__OBJECTIVE__
Only the lines from the start of the data through the line with "import * as" belong in the copy. Restate them word for word, minus the pictures.

:: SOURCE DATA

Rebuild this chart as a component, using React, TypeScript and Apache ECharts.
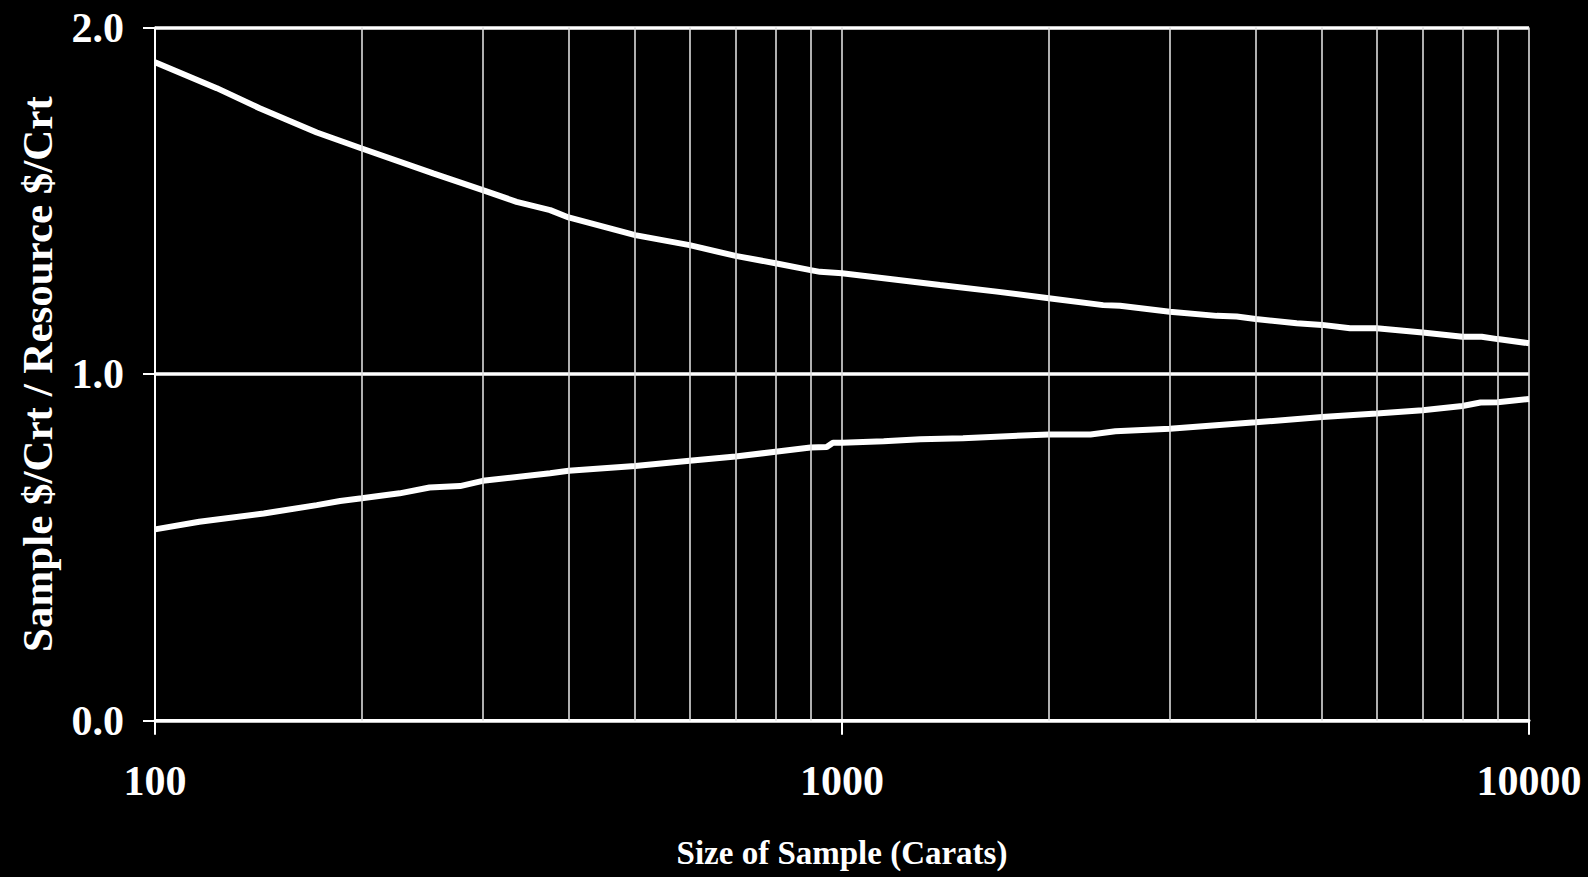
import React, { useEffect, useRef } from "react";
import * as echarts from "echarts";

// Sample size in carats (log scale) and the ratio of sample $/crt to resource $/crt
const upperSizes = [100, 123, 142, 172, 200, 254, 300, 336, 376, 400, 500, 600, 700, 800, 900, 929, 1000, 1389, 1680, 2000, 2399, 2539, 3000, 3511, 3754, 4000, 4590, 5000, 5489, 6000, 7000, 8000, 8535, 9000, 10000];
const upperRatios = [1.9, 1.825, 1.767, 1.697, 1.651, 1.579, 1.531, 1.497, 1.473, 1.452, 1.401, 1.372, 1.341, 1.32, 1.3, 1.295, 1.291, 1.257, 1.238, 1.219, 1.199, 1.197, 1.18, 1.168, 1.166, 1.159, 1.147, 1.142, 1.132, 1.132, 1.12, 1.108, 1.108, 1.101, 1.089];

const lowerSizes = [100, 116, 144, 172, 186, 200, 227, 251, 278, 300, 376, 400, 500, 600, 700, 800, 900, 950, 970, 1000, 1150, 1300, 1500, 2000, 2300, 2500, 3000, 4000, 5000, 6000, 7000, 8000, 8500, 9000, 10000];
const lowerRatios = [0.552, 0.574, 0.598, 0.622, 0.634, 0.642, 0.656, 0.673, 0.677, 0.692, 0.714, 0.721, 0.735, 0.75, 0.762, 0.776, 0.788, 0.79, 0.802, 0.802, 0.806, 0.812, 0.815, 0.826, 0.826, 0.835, 0.842, 0.861, 0.876, 0.886, 0.896, 0.908, 0.918, 0.919, 0.928];

// Intermediate log-cycle gridlines
const minorGrid = [200, 300, 400, 500, 600, 700, 800, 900, 2000, 3000, 4000, 5000, 6000, 7000, 8000, 9000];

const FONT = "'Liberation Serif', 'Times New Roman', serif";

export default function App() {
  const ref = useRef<HTMLDivElement>(null);

  useEffect(() => {
    if (!ref.current) return;
    const chart = echarts.init(ref.current, undefined, { renderer: "svg" });
    const pair = (xs: number[], ys: number[]) => xs.map((x, i) => [x, ys[i]]);

    chart.setOption({
      animation: false,
      backgroundColor: "#000000",
      grid: { left: 155, right: 59, top: 27.5, bottom: 156.3 },
      xAxis: {
        type: "log",
        logBase: 10,
        min: 100,
        max: 10000,
        name: "Size of Sample (Carats)",
        nameLocation: "middle",
        nameGap: 116,
        nameTextStyle: { color: "#ffffff", fontFamily: FONT, fontWeight: "bold", fontSize: 33 },
        axisLine: { show: true, lineStyle: { color: "#ffffff", width: 3 } },
        axisTick: { show: true, inside: false, length: 14, lineStyle: { color: "#ffffff", width: 2 } },
        axisLabel: {
          color: "#ffffff",
          fontFamily: FONT,
          fontWeight: "bold",
          fontSize: 42,
          margin: 39,
          formatter: (v: number) => String(Math.round(v)),
        },
        splitLine: { show: true, lineStyle: { color: "#dcdcdc", width: 1.6 } },
      },
      yAxis: {
        type: "value",
        min: 0,
        max: 2,
        interval: 1,
        name: "Sample $/Crt / Resource $/Crt",
        nameLocation: "middle",
        nameRotate: 90,
        nameGap: 96,
        nameTextStyle: { color: "#ffffff", fontFamily: FONT, fontWeight: "bold", fontSize: 43 },
        axisLine: { show: true, lineStyle: { color: "#ffffff", width: 2 } },
        axisTick: { show: true, inside: false, length: 12, lineStyle: { color: "#ffffff", width: 2 } },
        axisLabel: {
          color: "#ffffff",
          fontFamily: FONT,
          fontWeight: "bold",
          fontSize: 42,
          margin: 31,
          formatter: (v: number) => v.toFixed(1),
        },
        splitLine: { show: true, lineStyle: { color: "#ffffff", width: 3.5 } },
      },
      series: [
        {
          type: "line",
          data: [],
          silent: true,
          z: 1,
          markLine: {
            silent: true,
            symbol: ["none", "none"],
            label: { show: false },
            lineStyle: { color: "#dcdcdc", width: 1.6, type: "solid" },
            data: minorGrid.map((v) => ({ xAxis: v })),
          },
        },
        {
          type: "line",
          data: pair(upperSizes, upperRatios),
          showSymbol: false,
          z: 3,
          lineStyle: { color: "#ffffff", width: 6 },
        },
        {
          type: "line",
          data: pair(lowerSizes, lowerRatios),
          showSymbol: false,
          z: 3,
          lineStyle: { color: "#ffffff", width: 6 },
        },
      ],
    });

    return () => chart.dispose();
  }, []);

  return (
    <div
      ref={ref}
      style={{ position: "fixed", left: 0, top: 0, width: 1588, height: 877, background: "#000" }}
    />
  );
}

::::

__SOLUTION FOR THIS TASK__
Rebuild this chart as a component, using React, TypeScript and Apache ECharts.
import React, { useEffect, useRef } from "react";
import * as echarts from "echarts";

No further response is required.